> [SHORT TASK] Copy from the first line below down to and including the line with "all_labels = [labels_nordur, labels_strandir, labels_sudur]". Skip the pictures.

> [DATA EXCERPT]
------------------------

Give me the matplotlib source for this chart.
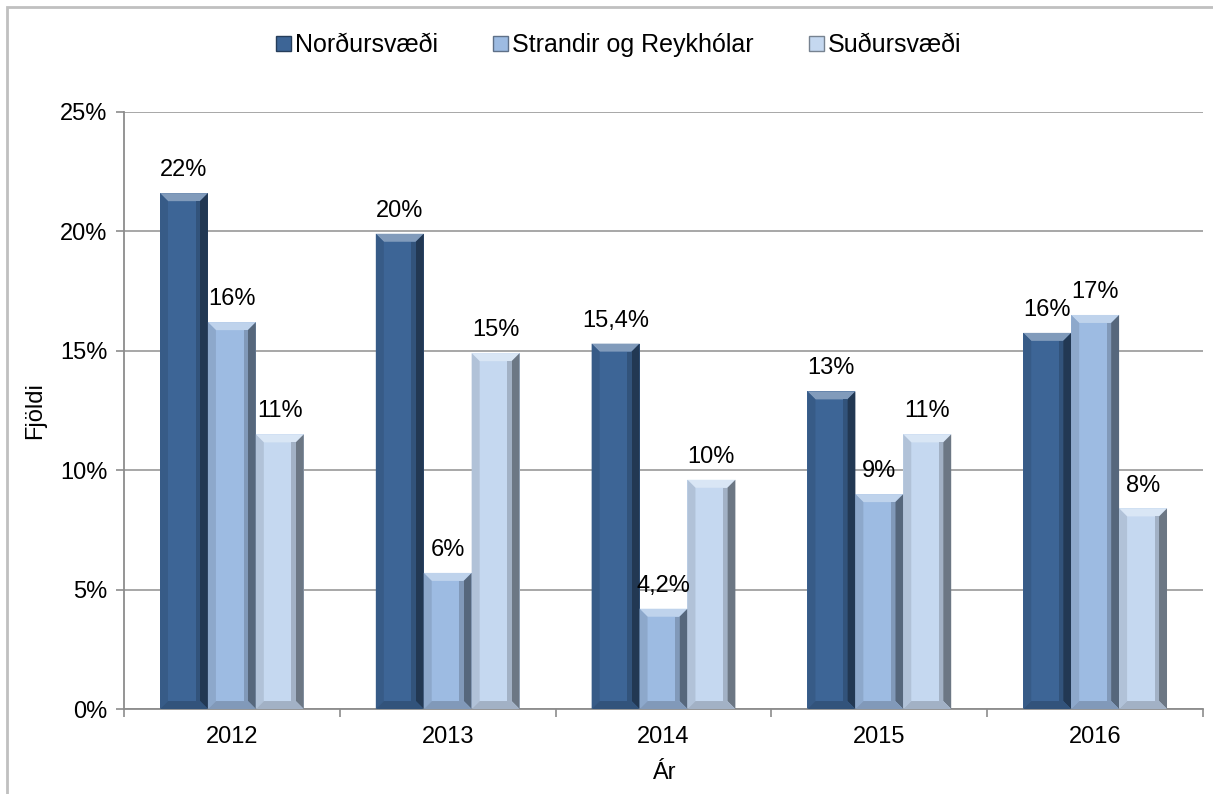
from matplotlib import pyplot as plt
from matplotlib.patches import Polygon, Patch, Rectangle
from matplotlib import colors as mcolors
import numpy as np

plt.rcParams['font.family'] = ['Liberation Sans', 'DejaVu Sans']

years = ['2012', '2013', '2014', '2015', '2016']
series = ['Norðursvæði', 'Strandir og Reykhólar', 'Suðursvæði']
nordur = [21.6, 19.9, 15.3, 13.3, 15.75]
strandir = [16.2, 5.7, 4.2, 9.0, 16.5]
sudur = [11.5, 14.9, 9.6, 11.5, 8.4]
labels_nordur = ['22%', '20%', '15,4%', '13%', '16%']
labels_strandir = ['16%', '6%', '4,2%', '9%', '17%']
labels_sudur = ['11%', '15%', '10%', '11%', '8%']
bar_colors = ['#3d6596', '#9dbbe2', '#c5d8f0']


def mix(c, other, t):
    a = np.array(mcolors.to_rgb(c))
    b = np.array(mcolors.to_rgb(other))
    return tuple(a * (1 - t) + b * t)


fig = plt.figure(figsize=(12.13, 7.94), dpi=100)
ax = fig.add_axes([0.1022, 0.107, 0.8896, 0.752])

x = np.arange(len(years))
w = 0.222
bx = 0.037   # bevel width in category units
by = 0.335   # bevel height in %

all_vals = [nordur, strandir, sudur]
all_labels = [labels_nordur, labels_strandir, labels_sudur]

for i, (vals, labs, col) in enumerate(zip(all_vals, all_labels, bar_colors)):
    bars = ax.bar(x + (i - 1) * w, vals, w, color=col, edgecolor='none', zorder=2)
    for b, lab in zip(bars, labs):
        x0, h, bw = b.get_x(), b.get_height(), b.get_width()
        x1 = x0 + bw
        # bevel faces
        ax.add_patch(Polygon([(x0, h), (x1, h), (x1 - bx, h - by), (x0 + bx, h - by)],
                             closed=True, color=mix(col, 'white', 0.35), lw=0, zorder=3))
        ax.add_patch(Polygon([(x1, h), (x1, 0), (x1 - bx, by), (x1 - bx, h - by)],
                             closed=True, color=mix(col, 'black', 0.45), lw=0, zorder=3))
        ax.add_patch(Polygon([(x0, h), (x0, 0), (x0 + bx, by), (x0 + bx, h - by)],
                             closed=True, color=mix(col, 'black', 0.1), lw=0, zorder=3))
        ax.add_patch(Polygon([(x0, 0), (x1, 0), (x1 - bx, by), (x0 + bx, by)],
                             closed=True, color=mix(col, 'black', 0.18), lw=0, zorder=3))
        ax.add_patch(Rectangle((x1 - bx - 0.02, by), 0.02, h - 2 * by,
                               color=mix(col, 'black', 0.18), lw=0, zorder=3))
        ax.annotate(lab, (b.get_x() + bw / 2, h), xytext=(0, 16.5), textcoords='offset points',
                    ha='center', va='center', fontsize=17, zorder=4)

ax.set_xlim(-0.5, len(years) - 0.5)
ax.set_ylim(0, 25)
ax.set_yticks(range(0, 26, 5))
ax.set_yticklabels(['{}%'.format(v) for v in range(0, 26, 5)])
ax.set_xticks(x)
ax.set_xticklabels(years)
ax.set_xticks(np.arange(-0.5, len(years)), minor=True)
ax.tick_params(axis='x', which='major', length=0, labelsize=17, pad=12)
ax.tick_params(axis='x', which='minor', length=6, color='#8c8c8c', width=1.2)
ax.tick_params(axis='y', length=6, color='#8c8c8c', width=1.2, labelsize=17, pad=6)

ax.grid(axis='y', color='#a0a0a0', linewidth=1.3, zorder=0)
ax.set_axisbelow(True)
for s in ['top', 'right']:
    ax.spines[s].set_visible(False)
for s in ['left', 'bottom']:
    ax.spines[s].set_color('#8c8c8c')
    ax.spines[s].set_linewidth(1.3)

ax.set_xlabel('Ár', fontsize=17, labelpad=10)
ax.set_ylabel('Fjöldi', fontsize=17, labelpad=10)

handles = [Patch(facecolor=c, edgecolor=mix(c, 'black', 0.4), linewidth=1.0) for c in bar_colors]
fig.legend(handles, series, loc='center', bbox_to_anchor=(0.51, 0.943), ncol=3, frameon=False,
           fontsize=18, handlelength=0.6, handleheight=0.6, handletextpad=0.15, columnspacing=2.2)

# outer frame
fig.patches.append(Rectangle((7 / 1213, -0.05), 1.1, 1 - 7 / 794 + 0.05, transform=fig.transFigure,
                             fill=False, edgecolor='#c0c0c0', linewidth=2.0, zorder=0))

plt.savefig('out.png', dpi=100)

------------------------

> [SOLUTION TO THIS EXERCISE]
Give me the matplotlib source for this chart.
from matplotlib import pyplot as plt
from matplotlib.patches import Polygon, Patch, Rectangle
from matplotlib import colors as mcolors
import numpy as np

plt.rcParams['font.family'] = ['Liberation Sans', 'DejaVu Sans']

years = ['2012', '2013', '2014', '2015', '2016']
series = ['Norðursvæði', 'Strandir og Reykhólar', 'Suðursvæði']
nordur = [21.6, 19.9, 15.3, 13.3, 15.75]
strandir = [16.2, 5.7, 4.2, 9.0, 16.5]
sudur = [11.5, 14.9, 9.6, 11.5, 8.4]
labels_nordur = ['22%', '20%', '15,4%', '13%', '16%']
labels_strandir = ['16%', '6%', '4,2%', '9%', '17%']
labels_sudur = ['11%', '15%', '10%', '11%', '8%']
bar_colors = ['#3d6596', '#9dbbe2', '#c5d8f0']


def mix(c, other, t):
    a = np.array(mcolors.to_rgb(c))
    b = np.array(mcolors.to_rgb(other))
    return tuple(a * (1 - t) + b * t)


fig = plt.figure(figsize=(12.13, 7.94), dpi=100)
ax = fig.add_axes([0.1022, 0.107, 0.8896, 0.752])

x = np.arange(len(years))
w = 0.222
bx = 0.037   # bevel width in category units
by = 0.335   # bevel height in %

all_vals = [nordur, strandir, sudur]
all_labels = [labels_nordur, labels_strandir, labels_sudur]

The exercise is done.